Brazilian meat manufacturer JBS has agreed to acquire plant-based meat producer Vivera in a deal worth approximately €341 million.
Netherlands-based Vivera is the third-largest manufacturer of plant-based food products in Europe. The company sells meat alternative products such as burgers, chicken alternatives and mince alternatives in 25 countries across the continent, including The Netherlands, the UK and Germany.
The acquisition includes three manufacturing units and a research and development centre located in The Netherlands.
In a statement, JBS claimed that it plans to manage Vivera “as a standalone business unit”, with Vivera’s current leadership team remaining in place.
This purchase comes as JBS seeks to enhance its presence in the plant-based food category, which is estimated to grow exponentially due to increasing consumer demand for plant-based products such as meat alternatives due to the increase of flexitarian, vegetarian and vegan eating habits.

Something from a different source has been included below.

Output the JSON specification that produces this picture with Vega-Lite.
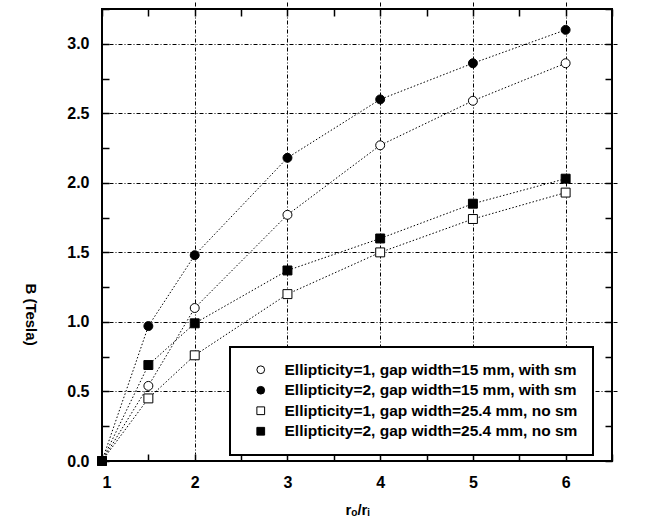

JBS has already released a number of plant-based products to meet this demand, notably through its Seara subsidiary’s Incrível range in Brazil, while the firm’s Planterra unit has debuted a number of plant-based products through its Ozo brand in the US.
Gilberto Tomazoni, global CEO of JBS, said: “This acquisition is an important step to strengthen our global plant-based protein platform.
“Vivera will give JBS a stronghold in the plant-based sector, with technological knowledge and capacity for innovation”.
Willem van Weede, CEO of Vivera, added: “Joining forces with JBS gives us access to significant resources and capabilities to accelerate our current strong growth trajectory and Vivera brand expansion.